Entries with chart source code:
• • •

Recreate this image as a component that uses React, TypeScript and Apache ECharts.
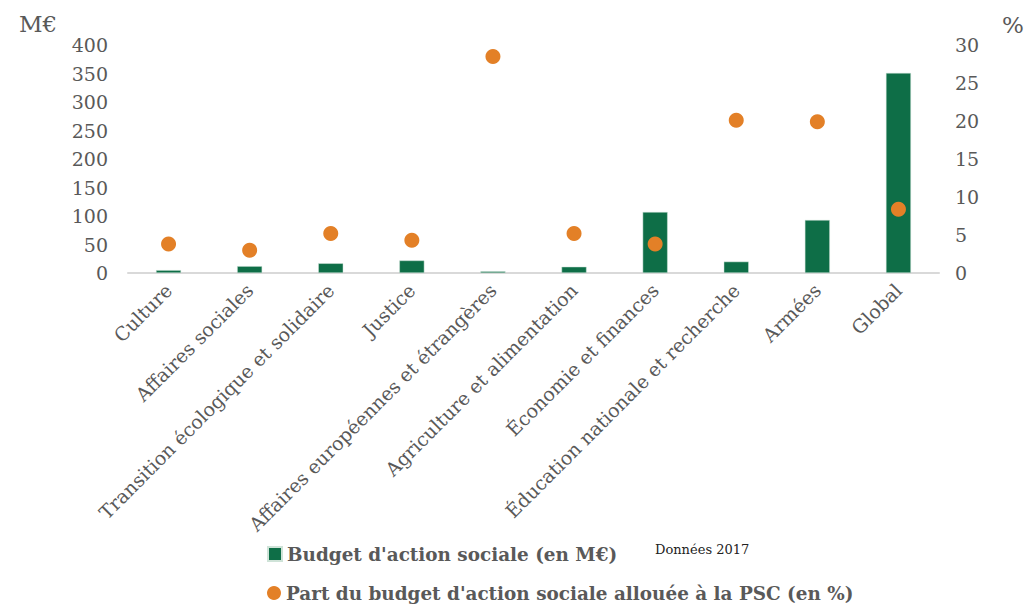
import React, { useEffect, useRef } from "react";
import * as echarts from "echarts";

const categories = [
  "Culture",
  "Affaires sociales",
  "Transition écologique et solidaire",
  "Justice",
  "Affaires européennes et étrangères",
  "Agriculture et alimentation",
  "Économie et finances",
  "Éducation nationale et recherche",
  "Armées",
  "Global",
];
const budget = [5, 12, 17, 22, 3, 11, 107, 20, 93, 351];
const partPSC = [3.8, 3.0, 5.2, 4.3, 28.5, 5.2, 3.8, 20.1, 19.9, 8.4];
const budgetName = "Budget d'action sociale (en M€)";
const partName = "Part du budget d'action sociale allouée à la PSC (en %)";

const FONT = "DejaVu Serif";
const GREEN = "#0e6e47";
const ORANGE = "#e38027";
const GRAY = "#595959";

const legendText = { fontFamily: FONT, fontWeight: "bold", fontSize: 18.4, color: GRAY };

export default function App() {
  const ref = useRef<HTMLDivElement>(null);
  useEffect(() => {
    if (!ref.current) return;
    const chart = echarts.init(ref.current, undefined, { renderer: "svg" });
    chart.setOption({
      animation: false,
      textStyle: { fontFamily: FONT },
      grid: { left: 128, right: 89, top: 45, bottom: 332, containLabel: false },
      legend: [
        {
          left: 262,
          top: 540,
          itemWidth: 14,
          itemHeight: 14,
          itemGap: 4,
          textStyle: legendText,
          data: [{ name: budgetName, icon: "rect" }],
        },
        {
          left: 262,
          top: 579,
          itemWidth: 14,
          itemHeight: 14,
          itemGap: 4,
          textStyle: legendText,
          data: [{ name: partName, icon: "circle" }],
        },
      ],
      graphic: [
        { type: "text", left: 19, top: 12, style: { text: "M€", font: `23px '${FONT}'`, fill: GRAY } },
        { type: "text", left: 1002, top: 13, style: { text: "%", font: `23px '${FONT}'`, fill: GRAY } },
        { type: "text", left: 655, top: 543, style: { text: "Données 2017", font: `13px '${FONT}'`, fill: "#222" } },
      ],
      xAxis: {
        type: "category",
        data: categories,
        axisLine: { lineStyle: { color: "#d9d9d9", width: 2 } },
        axisTick: { show: false },
        axisLabel: { rotate: 45, interval: 0, fontSize: 19, color: GRAY, fontFamily: FONT, margin: 14 },
      },
      yAxis: [
        {
          type: "value",
          min: 0,
          max: 400,
          interval: 50,
          splitLine: { show: false },
          axisLabel: { fontSize: 19, color: GRAY, fontFamily: FONT, margin: 20 },
        },
        {
          type: "value",
          min: 0,
          max: 30,
          interval: 5,
          splitLine: { show: false },
          axisLabel: { fontSize: 19, color: GRAY, fontFamily: FONT, margin: 16 },
        },
      ],
      series: [
        {
          name: budgetName,
          type: "bar",
          yAxisIndex: 0,
          data: budget,
          barWidth: 25,
          itemStyle: { color: GREEN, borderColor: "#cfe3d8", borderWidth: 0.5 },
        },
        {
          name: partName,
          type: "scatter",
          yAxisIndex: 1,
          data: partPSC,
          symbol: "circle",
          symbolSize: 15,
          itemStyle: { color: ORANGE, opacity: 1 },
          z: 5,
        },
      ],
    });
    return () => chart.dispose();
  }, []);
  return <div ref={ref} style={{ width: 1028, height: 605, position: "absolute", left: 0, top: 0 }} />;
}
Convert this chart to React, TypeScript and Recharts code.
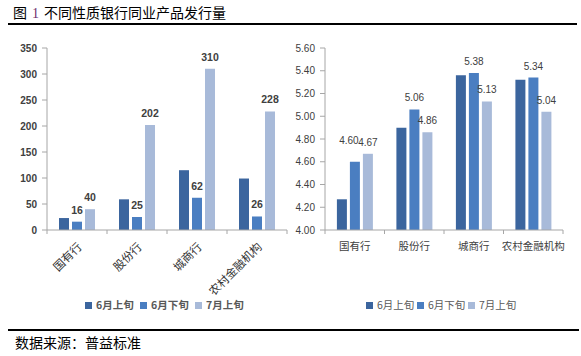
import React from 'react';
import { BarChart, Bar, XAxis, YAxis, Legend, LabelList } from 'recharts';

const categories = ['国有行', '股份行', '城商行', '农村金融机构'];
const seriesNames = ['6月上旬', '6月下旬', '7月上旬'];
const volumeJun1 = [23, 59, 115, 99];
const volumeJun2 = [16, 25, 62, 26];
const volumeJul1 = [40, 202, 310, 228];
const yieldJun1 = [4.27, 4.9, 5.36, 5.32];
const yieldJun2 = [4.6, 5.06, 5.38, 5.34];
const yieldJul1 = [4.67, 4.86, 5.13, 5.04];
const volumeTicks = [0, 50, 100, 150, 200, 250, 300, 350];
const yieldTicks = [4.0, 4.2, 4.4, 4.6, 4.8, 5.0, 5.2, 5.4, 5.6];

const COLORS = ['#3B659E', '#4A7EC1', '#A8BAD9'];
const AXIS = '#A6A6A6';
const CJK = '"Noto Sans CJK SC", sans-serif';
const NUM = '"Liberation Sans", Arial, sans-serif';

const volumeData = categories.map((c, i) => ({
  name: c,
  s0: volumeJun1[i],
  s1: volumeJun2[i],
  s2: volumeJul1[i],
}));
const yieldData = categories.map((c, i) => ({
  name: c,
  s0: yieldJun1[i],
  s1: yieldJun2[i],
  s2: yieldJul1[i],
}));

// nudge for a label that would collide with its neighbour (style only)
const yieldLabelNudge: Record<string, { dx: number; dy: number }> = {
  '国有行': { dx: -6, dy: -10 },
};

const boundaryMarks = (props: any) => {
  const { x, y, payload, index, visibleTicksCount } = props;
  const half = payload && payload.offset ? payload.offset : 0;
  const last = index === (visibleTicksCount ?? categories.length) - 1;
  return (
    <g>
      {half ? <line x1={x - half} x2={x - half} y1={y} y2={y + 4} stroke={AXIS} /> : null}
      {half && last ? <line x1={x + half} x2={x + half} y1={y} y2={y + 4} stroke={AXIS} /> : null}
    </g>
  );
};

const RotTick = (props: any) => {
  const { x, y, payload } = props;
  const tx = x + 2;
  const ty = y + 14;
  return (
    <g>
      {boundaryMarks(props)}
      <text
        x={tx}
        y={ty}
        transform={`rotate(-45, ${tx}, ${ty})`}
        textAnchor="end"
        dominantBaseline="central"
        fontSize={11.5}
        fontFamily={CJK}
        fill="#333"
      >
        {payload.value}
      </text>
    </g>
  );
};

const FlatTick = (props: any) => {
  const { x, y, payload } = props;
  return (
    <g>
      {boundaryMarks(props)}
      <text
        x={x}
        y={y + 15}
        textAnchor="middle"
        dominantBaseline="central"
        fontSize={10.5}
        fontFamily={CJK}
        fill="#404040"
      >
        {payload.value}
      </text>
    </g>
  );
};

const volumeLabel = (props: any) => {
  const { x, y, width, value } = props;
  return (
    <text
      x={x + width / 2}
      y={y - 8}
      textAnchor="middle"
      fontSize={10.5}
      fontWeight="bold"
      fontFamily={NUM}
      fill="#404040"
    >
      {value}
    </text>
  );
};

// value here is the whole data entry (LabelList dataKey returns the row)
const makeYieldLabel = (key: 's1' | 's2', useNudge: boolean) => (props: any) => {
  const { x, y, width, value } = props;
  const row = value || {};
  const n = (useNudge && yieldLabelNudge[row.name]) || { dx: 0, dy: 0 };
  return (
    <text
      x={x + width / 2 + n.dx}
      y={y - 8 + n.dy}
      textAnchor="middle"
      fontSize={10}
      fontFamily={NUM}
      fill="#404040"
    >
      {Number(row[key]).toFixed(2)}
    </text>
  );
};

const makeLegend = (spacing: number, bold: boolean) => (props: any) => {
  const { payload } = props;
  return (
    <div style={{ height: 16, display: 'flex', alignItems: 'center' }}>
      {(payload || []).map((p: any, i: number) => (
        <div
          key={i}
          style={{ width: spacing, display: 'flex', alignItems: 'center', flex: 'none' }}
        >
          <div style={{ width: 7, height: 7, background: p.color, marginRight: 4 }} />
          <span
            style={{
              fontSize: 10.5,
              fontFamily: CJK,
              fontWeight: bold ? 700 : 400,
              color: '#595959',
              lineHeight: '16px',
              whiteSpace: 'nowrap',
            }}
          >
            {p.value}
          </span>
        </div>
      ))}
    </div>
  );
};

export default function App() {
  return (
    <div
      style={{
        position: 'absolute',
        left: 0,
        top: 0,
        width: 581,
        height: 356,
        background: '#fff',
        overflow: 'hidden',
      }}
    >
      <div
        style={{
          position: 'absolute',
          left: 13,
          top: 4,
          fontSize: 14,
          lineHeight: '16px',
          fontFamily: CJK,
          color: '#000',
          whiteSpace: 'nowrap',
        }}
      >
        图<span style={{ display: 'inline-block', margin: '0 5px', color: '#6E2F6E', fontFamily: '"Liberation Serif", serif' }}>1</span>不同性质银行同业产品发行量
      </div>
      <div style={{ position: 'absolute', left: 8, top: 23, width: 569, height: 2, background: '#000' }} />

      <div style={{ position: 'absolute', left: 0, top: 30 }}>
        <BarChart
          width={290}
          height={300}
          data={volumeData}
          margin={{ top: 18, right: 3, left: 0, bottom: 17 }}
          barCategoryGap="20%"
          barGap={3}
        >
          <YAxis
            width={47}
            domain={[0, 350]}
            ticks={volumeTicks}
            interval={0}
            tickSize={5}
            tickMargin={5}
            axisLine={{ stroke: AXIS }}
            tickLine={{ stroke: AXIS }}
            tick={{ fontSize: 10, fontFamily: NUM, fontWeight: 'bold', fill: '#404040' }}
          />
          <XAxis
            dataKey="name"
            height={67}
            interval={0}
            tickSize={0}
            tickMargin={0}
            tickLine={false}
            axisLine={{ stroke: AXIS }}
            tick={RotTick}
          />
          <Legend
            verticalAlign="bottom"
            content={makeLegend(55, true)}
            wrapperStyle={{ left: 85, width: 170 }}
          />
          <Bar dataKey="s0" name={seriesNames[0]} fill={COLORS[0]} isAnimationActive={false} />
          <Bar dataKey="s1" name={seriesNames[1]} fill={COLORS[1]} isAnimationActive={false}>
            <LabelList dataKey="s1" content={volumeLabel} />
          </Bar>
          <Bar dataKey="s2" name={seriesNames[2]} fill={COLORS[2]} isAnimationActive={false}>
            <LabelList dataKey="s2" content={volumeLabel} />
          </Bar>
        </BarChart>
      </div>

      <div style={{ position: 'absolute', left: 290, top: 30 }}>
        <BarChart
          width={291}
          height={300}
          data={yieldData}
          margin={{ top: 18, right: 18, left: 0, bottom: 17 }}
          barCategoryGap="20%"
          barGap={3}
        >
          <YAxis
            width={35}
            domain={[4, 5.6]}
            ticks={yieldTicks}
            interval={0}
            tickSize={5}
            tickMargin={5}
            axisLine={{ stroke: AXIS }}
            tickLine={{ stroke: AXIS }}
            tickFormatter={(v: number) => v.toFixed(2)}
            tick={{ fontSize: 10, fontFamily: NUM, fill: '#404040' }}
          />
          <XAxis
            dataKey="name"
            height={67}
            interval={0}
            tickSize={0}
            tickMargin={0}
            tickLine={false}
            axisLine={{ stroke: AXIS }}
            tick={FlatTick}
          />
          <Legend
            verticalAlign="bottom"
            content={makeLegend(51, false)}
            wrapperStyle={{ left: 76, width: 160 }}
          />
          <Bar dataKey="s0" name={seriesNames[0]} fill={COLORS[0]} isAnimationActive={false} />
          <Bar dataKey="s1" name={seriesNames[1]} fill={COLORS[1]} isAnimationActive={false}>
            <LabelList dataKey={(d: any) => d} content={makeYieldLabel('s1', true)} />
          </Bar>
          <Bar dataKey="s2" name={seriesNames[2]} fill={COLORS[2]} isAnimationActive={false}>
            <LabelList dataKey={(d: any) => d} content={makeYieldLabel('s2', false)} />
          </Bar>
        </BarChart>
      </div>

      <div style={{ position: 'absolute', left: 8, top: 329, width: 571, height: 2, background: '#000' }} />
      <div
        style={{
          position: 'absolute',
          left: 15,
          top: 334,
          fontSize: 14,
          lineHeight: '16px',
          fontFamily: CJK,
          color: '#000',
          whiteSpace: 'nowrap',
        }}
      >
        数据来源：普益标准
      </div>
    </div>
  );
}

• • •

Task: Give the lines again word for word, from the start of the records to the line holding "18.4, color: GRAY", both included, and leave out any picture.

Task solution:
Recreate this image as a component that uses React, TypeScript and Apache ECharts.
import React, { useEffect, useRef } from "react";
import * as echarts from "echarts";

const categories = [
  "Culture",
  "Affaires sociales",
  "Transition écologique et solidaire",
  "Justice",
  "Affaires européennes et étrangères",
  "Agriculture et alimentation",
  "Économie et finances",
  "Éducation nationale et recherche",
  "Armées",
  "Global",
];
const budget = [5, 12, 17, 22, 3, 11, 107, 20, 93, 351];
const partPSC = [3.8, 3.0, 5.2, 4.3, 28.5, 5.2, 3.8, 20.1, 19.9, 8.4];
const budgetName = "Budget d'action sociale (en M€)";
const partName = "Part du budget d'action sociale allouée à la PSC (en %)";

const FONT = "DejaVu Serif";
const GREEN = "#0e6e47";
const ORANGE = "#e38027";
const GRAY = "#595959";

const legendText = { fontFamily: FONT, fontWeight: "bold", fontSize: 18.4, color: GRAY };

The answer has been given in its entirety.